The carers were coming in as he worked away, so I used the one-cup kettle for the basin. We were all fine. By the time he left, consistent warm water was restored.
But that isn’t the story. I thought about the loss of heating itself with the frost all around us. The worst thing is to notice that in the morning. And you’ll realise quickly. Telephone
the hotline. Talk to a real person. Transfer to a robot. Book the appointment. And then…
Wait…
And wait.
Now the heating thing is different. You should get priority for elderly care and it is worth mentioning to the human you speak to initially. Sometimes the engineers are just slammed. They’ll
get to you when they get to you. And I have plenty of throws and duvets and warmer clothes for emergencies.
But I don’t fancy waiting half a day for a fix with frost on the ground. If the worst came to the worst, I could move furniture around to create a space in front of the ornament.
The ornament is a fireplace. It works. But it was only ever meant to be ornamental. As it wasn’t used, and remains unplugged, I rearranged the furniture to get the best use out of the room.

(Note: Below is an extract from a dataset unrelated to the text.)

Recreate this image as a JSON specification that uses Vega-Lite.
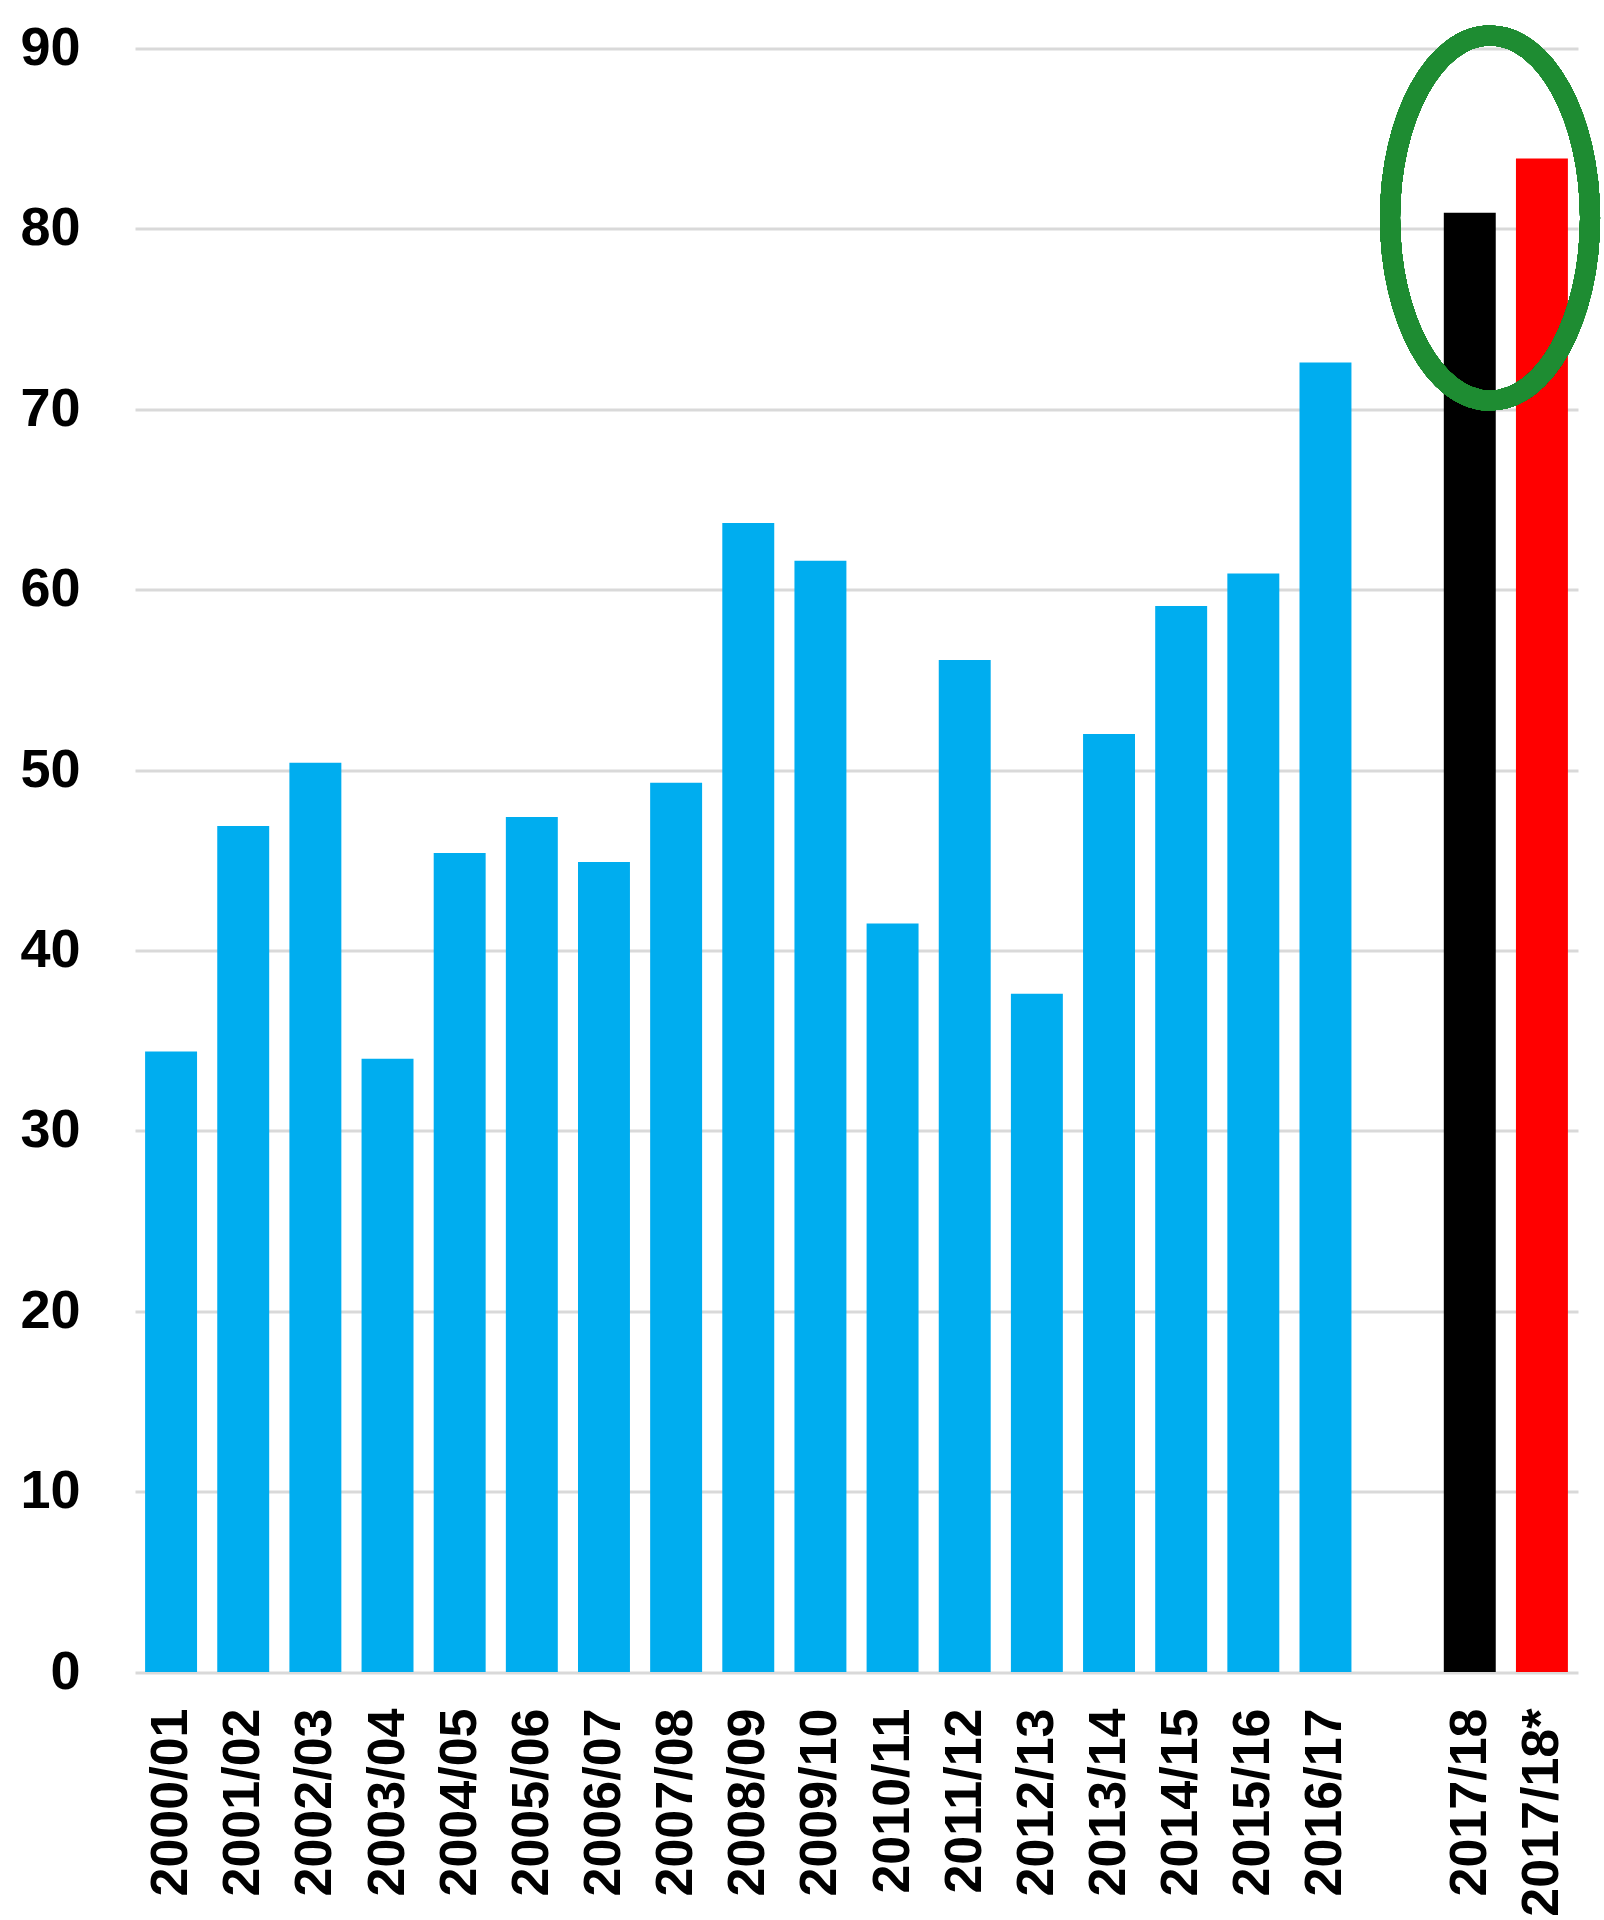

It is the main caring room, aside from the kitchen.
The heating itself hasn’t had a breakdown since…I think a circuit board went. That or the pump. It’s rare. They take care of these things during annual maintenance. But you don’t
want to be caught short. Not going into winter, in the midst of winter, or heading out the other side of winter into a spring that’s never quite sure what it is.
And I remember, one time, when it was clear that the spare
part wouldn’t be ready until the next day. So the engineer left loads of tiny electrical heaters to protect the main room. And there were throws, duvets, and heavy clothing to see us through.

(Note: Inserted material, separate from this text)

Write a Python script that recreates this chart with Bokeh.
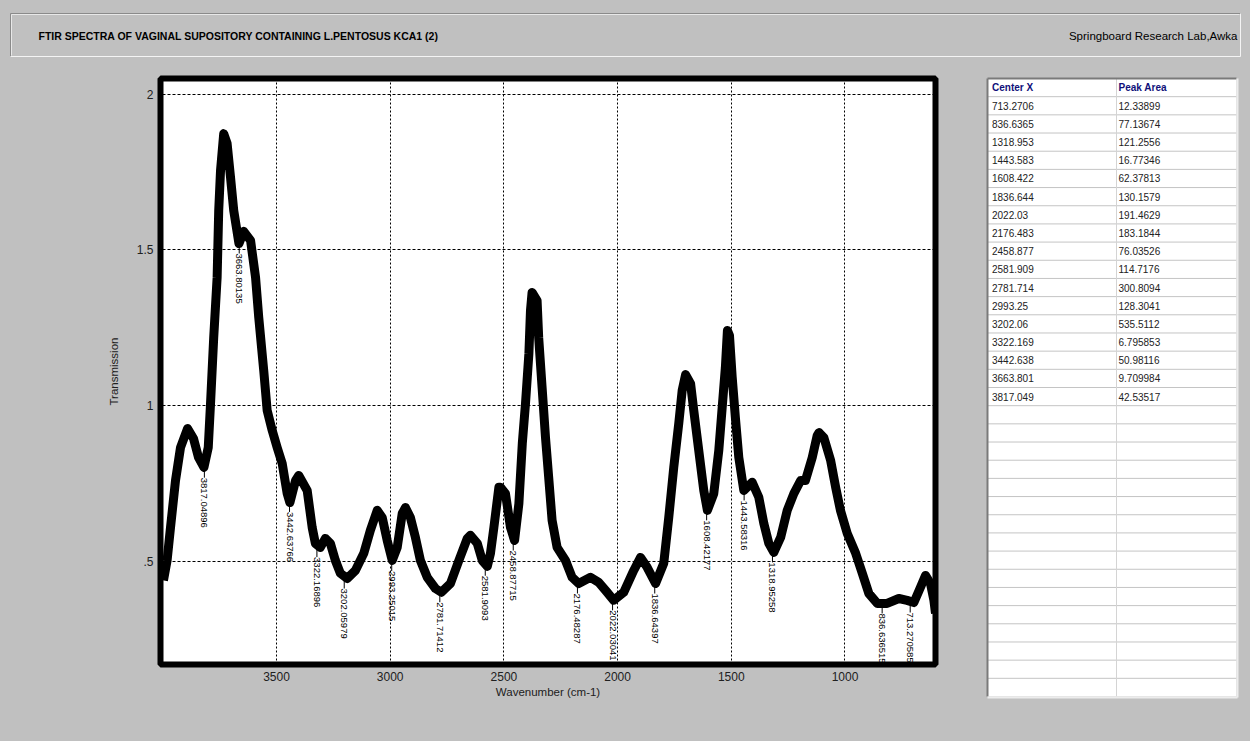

You can always heat the kitchen using the oven, wasteful as that is, in an emergency.
The thinking was…I really don’t want to be caught short for twelve hours or until the next day. This is unlikely to happen, but look at what just happened there. And that was for the water.
Not for the main heating. With that in mind, I ordered what looks like a portable electrical radiator. Just to see what that’s like.
It works. You can’t dry clothes on it for safety reasons, but it works. I delayed writing this until the engineer came and went. Okay, he came and went to the van and came back again and then
went away. I had a spare radiator before he arrived. With the radiator checked out, I’ve ordered a second one. But there’s no need to wait to blog about the arrival.
Two should be enough for emergencies. I may order in a third…purely based on the notion that I have room in storage for a third one. After that, I would run out of room. It is awkward buying
them in as spring arrives. But this is Scotland, and spring arrives on the stage like a shy ballerina who doesn’t know if that’s her chosen calling. She sees the company dotted around the seats, as this is a rehearsal.
And then she runs away.
The heating stays on through most of March, so I’d better have spare heating now. Depending on how awful April is, the heating may be on through a fair chunk of April. Anyway. If I buy the portable
radiators in now, we are all set for trouble in the next winter. And that’s the main thing.
Our heating is so reliable that the only thing it can do is work reliably or fail horribly at the worst possible time. And I don’t really think I was prepared for failure in the depths of winter.
If we have to go half a day, another day, before an engineer gets to us…we should have more of a plan than dusting off a disused fireplace. Those things smell of dust when you fire them up, telling you how long ago it
was that you briefly used them.
I remember laughter when the offer of insurance was made. No, it is just an ornament. It’s been switched on to see if the bloody thing works. That is just as
true of the new portable radiator. But I won’t be moving furniture around to activate it. I’ll be moving it around the furniture instead, which is far more preferable.